▶ [Stated task] Leave the pictures out, and retype all of the material exactly as written.

▶ [Given material]
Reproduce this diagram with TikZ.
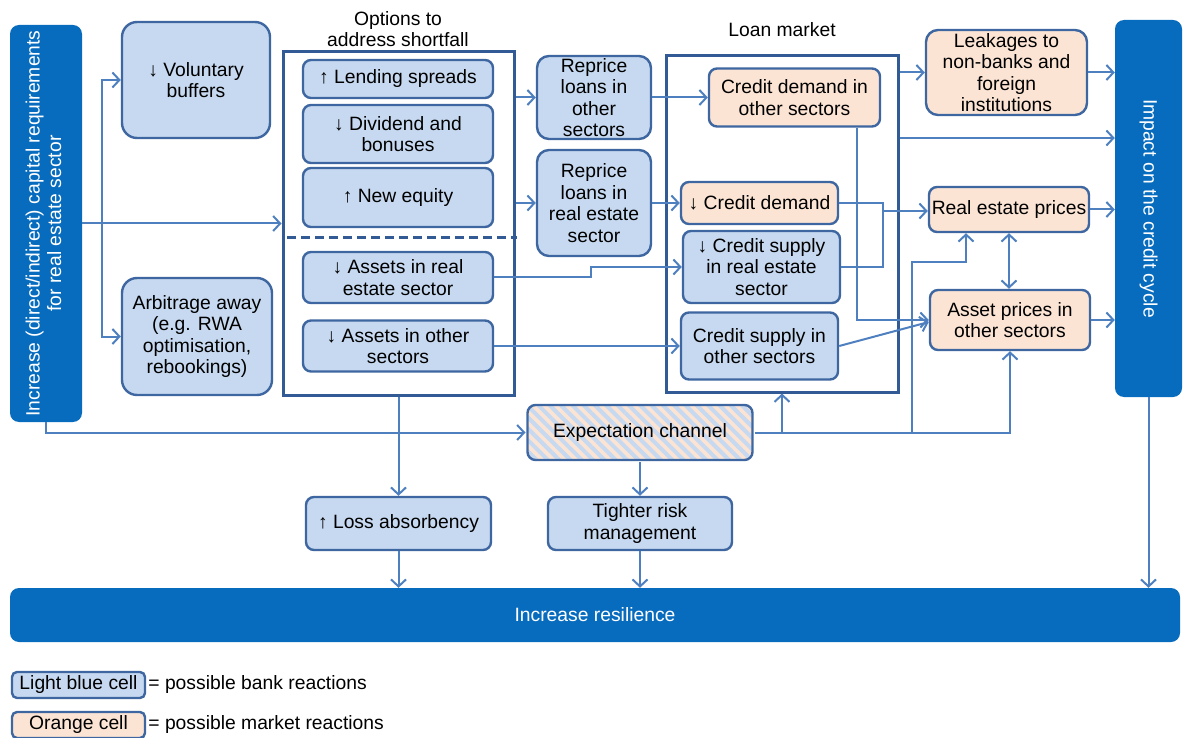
\documentclass[tikz,border=0pt]{standalone}
\usepackage{fontspec}
\setmainfont{Liberation Sans}
\usepackage{graphicx}
\usetikzlibrary{arrows.meta, patterns.meta}

\definecolor{barblue}{RGB}{8,108,190}
\definecolor{cellblue}{RGB}{198,217,240}
\definecolor{cellorange}{RGB}{251,228,212}
\definecolor{edgeblue}{RGB}{62,102,160}
\definecolor{flowblue}{RGB}{78,128,192}
\definecolor{groupblue}{RGB}{50,90,148}

\begin{document}
\begin{tikzpicture}[x=1pt, y=-1pt,
  every node/.style={font=\fontsize{19.3}{21.5}\selectfont, align=center, inner sep=2pt},
  bankcell/.style={draw=edgeblue, line width=2.4pt, fill=cellblue, rounded corners=8pt},
  marketcell/.style={draw=edgeblue, line width=2.4pt, fill=cellorange, rounded corners=8pt},
  darkbar/.style={fill=barblue, rounded corners=9pt, text=white},
  groupbox/.style={draw=groupblue, line width=3pt},
  flow/.style={draw=flowblue, line width=2pt, -{Straight Barb[length=7pt,width=15pt]}},
  link/.style={draw=flowblue, line width=2pt}]
  \useasboundingbox (0,0) rectangle (1184,738);

  % Start and end bars
  \node[darkbar, minimum width=72pt, minimum height=397pt] (lbar) at (46,223.5)
    {\rotatebox{90}{\begin{tabular}{@{}c@{}}Increase (direct/indirect) capital requirements\\for real estate sector\end{tabular}}};
  \node[darkbar, minimum width=67pt, minimum height=377pt] (impact) at (1148.5,208.5)
    {\rotatebox{-90}{Impact on the credit cycle}};
  \node[darkbar, minimum width=1170pt, minimum height=54pt] (resil) at (595,615) {Increase resilience};

  % First reactions
  \node[bankcell, rounded corners=15pt, minimum width=148pt, minimum height=116pt] (vbuf) at (196,80) {↓ Voluntary\\buffers};
  \node[bankcell, rounded corners=15pt, minimum width=150pt, minimum height=117pt] (arb) at (197,336.5) {Arbitrage away\\(e.g. RWA\\optimisation,\\rebookings)};

  % Options to address shortfall
  \node[groupbox, minimum width=231pt, minimum height=343pt] (opts) at (398.5,223.5) {};
  \node (optstitle) at (398,29) {Options to\\address shortfall};
  \node[bankcell, minimum width=190pt, minimum height=38pt] (lend) at (398,79) {↑ Lending spreads};
  \node[bankcell, minimum width=190pt, minimum height=58pt] (divd) at (398,134) {↓ Dividend and\\bonuses};
  \node[bankcell, minimum width=190pt, minimum height=59pt] (equity) at (398,197.5) {↑ New equity};
  \node[bankcell, minimum width=190pt, minimum height=51pt] (assre) at (398,277.5) {↓ Assets in real\\estate sector};
  \node[bankcell, minimum width=190pt, minimum height=51pt] (assot) at (398,346) {↓ Assets in other\\sectors};
  \draw[groupblue, line width=3pt, dash pattern=on 9pt off 5pt] (287,238) -- (517,238);

  % Repricing
  \node[bankcell, rounded corners=12pt, minimum width=114pt, minimum height=83pt] (repo) at (594,97.5) {Reprice\\loans in\\other\\sectors};
  \node[bankcell, rounded corners=12pt, minimum width=114pt, minimum height=106pt] (repre) at (594,203) {Reprice\\loans in\\real estate\\sector};

  % Loan market
  \node[groupbox, minimum width=232pt, minimum height=336pt] (loan) at (782,224) {};
  \node (loantitle) at (782,30) {Loan market};
  \node[marketcell, minimum width=171pt, minimum height=58pt] (cdo) at (794.5,97.5) {Credit demand in\\other sectors};
  \node[marketcell, minimum width=157pt, minimum height=42pt] (cd) at (759.5,203) {↓ Credit demand};
  \node[bankcell, minimum width=157pt, minimum height=72pt] (csre) at (761.5,267) {↓ Credit supply\\in real estate\\sector};
  \node[bankcell, minimum width=157pt, minimum height=67pt] (cso) at (759.5,346) {Credit supply in\\other sectors};

  % Market reactions
  \node[marketcell, rounded corners=12pt, minimum width=161pt, minimum height=85pt] (leak) at (1006.5,72.5) {Leakages to\\non-banks and\\foreign\\institutions};
  \node[marketcell, minimum width=160pt, minimum height=45pt] (rep) at (1009,209.5) {Real estate prices};
  \node[marketcell, minimum width=160pt, minimum height=60pt] (apo) at (1010,320) {Asset prices in\\other sectors};

  % Lower row
  \node[draw=edgeblue, line width=2.4pt, rounded corners=8pt, preaction={fill=cellorange},
    pattern={Lines[angle=-45,distance=8pt,line width=4pt]}, pattern color=cellblue,
    minimum width=225pt, minimum height=55pt] (expc) at (640,432.5) {Expectation channel};
  \node[bankcell, minimum width=185pt, minimum height=53pt] (loss) at (398.5,523.5) {↑ Loss absorbency};
  \node[bankcell, minimum width=184pt, minimum height=53pt] (tight) at (640,523.5) {Tighter risk\\management};

  % Legend
  \node[bankcell, rounded corners=5pt, minimum width=133pt, minimum height=26pt] (lgb) at (78.5,685) {Light blue cell};
  \node[anchor=west] (lgbtxt) at (lgb.east) {= possible bank reactions};
  \node[marketcell, rounded corners=5pt, minimum width=133pt, minimum height=26pt] (lgo) at (78.5,725) {Orange cell};
  \node[anchor=west] (lgotxt) at (lgo.east) {= possible market reactions};

  % Arrows
  \coordinate (split) at (102,223.5);
  \draw[flow] (lbar.east) -- (opts.west);
  \draw[flow] (split) |- (vbuf.west);
  \draw[flow] (split) |- (arb.west);
  \draw[flow] (lbar.south) |- (expc.west);

  \draw[flow] (opts.east |- repo) -- (repo.west);
  \draw[flow] (opts.east |- repre) -- (repre.west);
  \draw[flow] (repo.east) -- (cdo.west);
  \draw[flow] (repre.east) -- (cd.west);
  \draw[flow] (assre.east) -- ++(97,0) |- (csre.west);
  \draw[flow] (assot.east) -- (cso.west);

  \draw[flow] (loan.east |- leak.west) -- (leak.west);
  \draw[flow] (leak.east) -- (impact.west |- leak.east);
  \coordinate (lmout) at ([yshift=86pt]loan.east);
  \draw[flow] (lmout) -- (lmout -| impact.west);

  \coordinate (jn) at (883,211);
  \draw[link] (cd.east) -| (jn);
  \draw[link] (csre.east) -| (jn);
  \draw[flow] (jn) -- (rep.west |- jn);
  \draw[flow] ([xshift=62pt]cdo.south) |- (apo.west);
  \draw[flow] (cso.east) -- ([yshift=-2pt]apo.west);
  \draw[flow, {Straight Barb[length=7pt,width=15pt]}-{Straight Barb[length=7pt,width=15pt]}] (rep.south) -- (rep.south |- apo.north);
  \draw[flow] (rep.east) -- (impact.west |- rep.east);
  \draw[flow] (apo.east) -- (impact.west |- apo.east);

  \coordinate (ebr) at (912,432.5);
  \draw[flow] (expc.east) -| (apo.south);
  \draw[flow] (expc.east -| loan.south) -- (loan.south);
  \draw[flow] (ebr) -- ++(0,-170) -| ([xshift=-43pt]rep.south);

  \draw[flow] (opts.south) -- (loss.north);
  \draw[flow] (expc.south) -- (tight.north);
  \draw[flow] (loss.south) -- (loss.south |- resil.north);
  \draw[flow] (tight.south) -- (tight.south |- resil.north);
  \draw[flow] (impact.south) -- (impact.south |- resil.north);
\end{tikzpicture}
\end{document}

▶ [Result of the exercise]
Reproduce this diagram with TikZ.
\documentclass[tikz,border=0pt]{standalone}
\usepackage{fontspec}
\setmainfont{Liberation Sans}
\usepackage{graphicx}
\usetikzlibrary{arrows.meta, patterns.meta}

\definecolor{barblue}{RGB}{8,108,190}
\definecolor{cellblue}{RGB}{198,217,240}
\definecolor{cellorange}{RGB}{251,228,212}
\definecolor{edgeblue}{RGB}{62,102,160}
\definecolor{flowblue}{RGB}{78,128,192}
\definecolor{groupblue}{RGB}{50,90,148}

\begin{document}
\begin{tikzpicture}[x=1pt, y=-1pt,
  every node/.style={font=\fontsize{19.3}{21.5}\selectfont, align=center, inner sep=2pt},
  bankcell/.style={draw=edgeblue, line width=2.4pt, fill=cellblue, rounded corners=8pt},
  marketcell/.style={draw=edgeblue, line width=2.4pt, fill=cellorange, rounded corners=8pt},
  darkbar/.style={fill=barblue, rounded corners=9pt, text=white},
  groupbox/.style={draw=groupblue, line width=3pt},
  flow/.style={draw=flowblue, line width=2pt, -{Straight Barb[length=7pt,width=15pt]}},
  link/.style={draw=flowblue, line width=2pt}]
  \useasboundingbox (0,0) rectangle (1184,738);

  % Start and end bars
  \node[darkbar, minimum width=72pt, minimum height=397pt] (lbar) at (46,223.5)
    {\rotatebox{90}{\begin{tabular}{@{}c@{}}Increase (direct/indirect) capital requirements\\for real estate sector\end{tabular}}};
  \node[darkbar, minimum width=67pt, minimum height=377pt] (impact) at (1148.5,208.5)
    {\rotatebox{-90}{Impact on the credit cycle}};
  \node[darkbar, minimum width=1170pt, minimum height=54pt] (resil) at (595,615) {Increase resilience};

  % First reactions
  \node[bankcell, rounded corners=15pt, minimum width=148pt, minimum height=116pt] (vbuf) at (196,80) {↓ Voluntary\\buffers};
  \node[bankcell, rounded corners=15pt, minimum width=150pt, minimum height=117pt] (arb) at (197,336.5) {Arbitrage away\\(e.g. RWA\\optimisation,\\rebookings)};

  % Options to address shortfall
  \node[groupbox, minimum width=231pt, minimum height=343pt] (opts) at (398.5,223.5) {};
  \node (optstitle) at (398,29) {Options to\\address shortfall};
  \node[bankcell, minimum width=190pt, minimum height=38pt] (lend) at (398,79) {↑ Lending spreads};
  \node[bankcell, minimum width=190pt, minimum height=58pt] (divd) at (398,134) {↓ Dividend and\\bonuses};
  \node[bankcell, minimum width=190pt, minimum height=59pt] (equity) at (398,197.5) {↑ New equity};
  \node[bankcell, minimum width=190pt, minimum height=51pt] (assre) at (398,277.5) {↓ Assets in real\\estate sector};
  \node[bankcell, minimum width=190pt, minimum height=51pt] (assot) at (398,346) {↓ Assets in other\\sectors};
  \draw[groupblue, line width=3pt, dash pattern=on 9pt off 5pt] (287,238) -- (517,238);

  % Repricing
  \node[bankcell, rounded corners=12pt, minimum width=114pt, minimum height=83pt] (repo) at (594,97.5) {Reprice\\loans in\\other\\sectors};
  \node[bankcell, rounded corners=12pt, minimum width=114pt, minimum height=106pt] (repre) at (594,203) {Reprice\\loans in\\real estate\\sector};

  % Loan market
  \node[groupbox, minimum width=232pt, minimum height=336pt] (loan) at (782,224) {};
  \node (loantitle) at (782,30) {Loan market};
  \node[marketcell, minimum width=171pt, minimum height=58pt] (cdo) at (794.5,97.5) {Credit demand in\\other sectors};
  \node[marketcell, minimum width=157pt, minimum height=42pt] (cd) at (759.5,203) {↓ Credit demand};
  \node[bankcell, minimum width=157pt, minimum height=72pt] (csre) at (761.5,267) {↓ Credit supply\\in real estate\\sector};
  \node[bankcell, minimum width=157pt, minimum height=67pt] (cso) at (759.5,346) {Credit supply in\\other sectors};

  % Market reactions
  \node[marketcell, rounded corners=12pt, minimum width=161pt, minimum height=85pt] (leak) at (1006.5,72.5) {Leakages to\\non-banks and\\foreign\\institutions};
  \node[marketcell, minimum width=160pt, minimum height=45pt] (rep) at (1009,209.5) {Real estate prices};
  \node[marketcell, minimum width=160pt, minimum height=60pt] (apo) at (1010,320) {Asset prices in\\other sectors};

  % Lower row
  \node[draw=edgeblue, line width=2.4pt, rounded corners=8pt, preaction={fill=cellorange},
    pattern={Lines[angle=-45,distance=8pt,line width=4pt]}, pattern color=cellblue,
    minimum width=225pt, minimum height=55pt] (expc) at (640,432.5) {Expectation channel};
  \node[bankcell, minimum width=185pt, minimum height=53pt] (loss) at (398.5,523.5) {↑ Loss absorbency};
  \node[bankcell, minimum width=184pt, minimum height=53pt] (tight) at (640,523.5) {Tighter risk\\management};

  % Legend
  \node[bankcell, rounded corners=5pt, minimum width=133pt, minimum height=26pt] (lgb) at (78.5,685) {Light blue cell};
  \node[anchor=west] (lgbtxt) at (lgb.east) {= possible bank reactions};
  \node[marketcell, rounded corners=5pt, minimum width=133pt, minimum height=26pt] (lgo) at (78.5,725) {Orange cell};
  \node[anchor=west] (lgotxt) at (lgo.east) {= possible market reactions};

  % Arrows
  \coordinate (split) at (102,223.5);
  \draw[flow] (lbar.east) -- (opts.west);
  \draw[flow] (split) |- (vbuf.west);
  \draw[flow] (split) |- (arb.west);
  \draw[flow] (lbar.south) |- (expc.west);

  \draw[flow] (opts.east |- repo) -- (repo.west);
  \draw[flow] (opts.east |- repre) -- (repre.west);
  \draw[flow] (repo.east) -- (cdo.west);
  \draw[flow] (repre.east) -- (cd.west);
  \draw[flow] (assre.east) -- ++(97,0) |- (csre.west);
  \draw[flow] (assot.east) -- (cso.west);

  \draw[flow] (loan.east |- leak.west) -- (leak.west);
  \draw[flow] (leak.east) -- (impact.west |- leak.east);
  \coordinate (lmout) at ([yshift=86pt]loan.east);
  \draw[flow] (lmout) -- (lmout -| impact.west);

  \coordinate (jn) at (883,211);
  \draw[link] (cd.east) -| (jn);
  \draw[link] (csre.east) -| (jn);
  \draw[flow] (jn) -- (rep.west |- jn);
  \draw[flow] ([xshift=62pt]cdo.south) |- (apo.west);
  \draw[flow] (cso.east) -- ([yshift=-2pt]apo.west);
  \draw[flow, {Straight Barb[length=7pt,width=15pt]}-{Straight Barb[length=7pt,width=15pt]}] (rep.south) -- (rep.south |- apo.north);
  \draw[flow] (rep.east) -- (impact.west |- rep.east);
  \draw[flow] (apo.east) -- (impact.west |- apo.east);

  \coordinate (ebr) at (912,432.5);
  \draw[flow] (expc.east) -| (apo.south);
  \draw[flow] (expc.east -| loan.south) -- (loan.south);
  \draw[flow] (ebr) -- ++(0,-170) -| ([xshift=-43pt]rep.south);

  \draw[flow] (opts.south) -- (loss.north);
  \draw[flow] (expc.south) -- (tight.north);
  \draw[flow] (loss.south) -- (loss.south |- resil.north);
  \draw[flow] (tight.south) -- (tight.south |- resil.north);
  \draw[flow] (impact.south) -- (impact.south |- resil.north);
\end{tikzpicture}
\end{document}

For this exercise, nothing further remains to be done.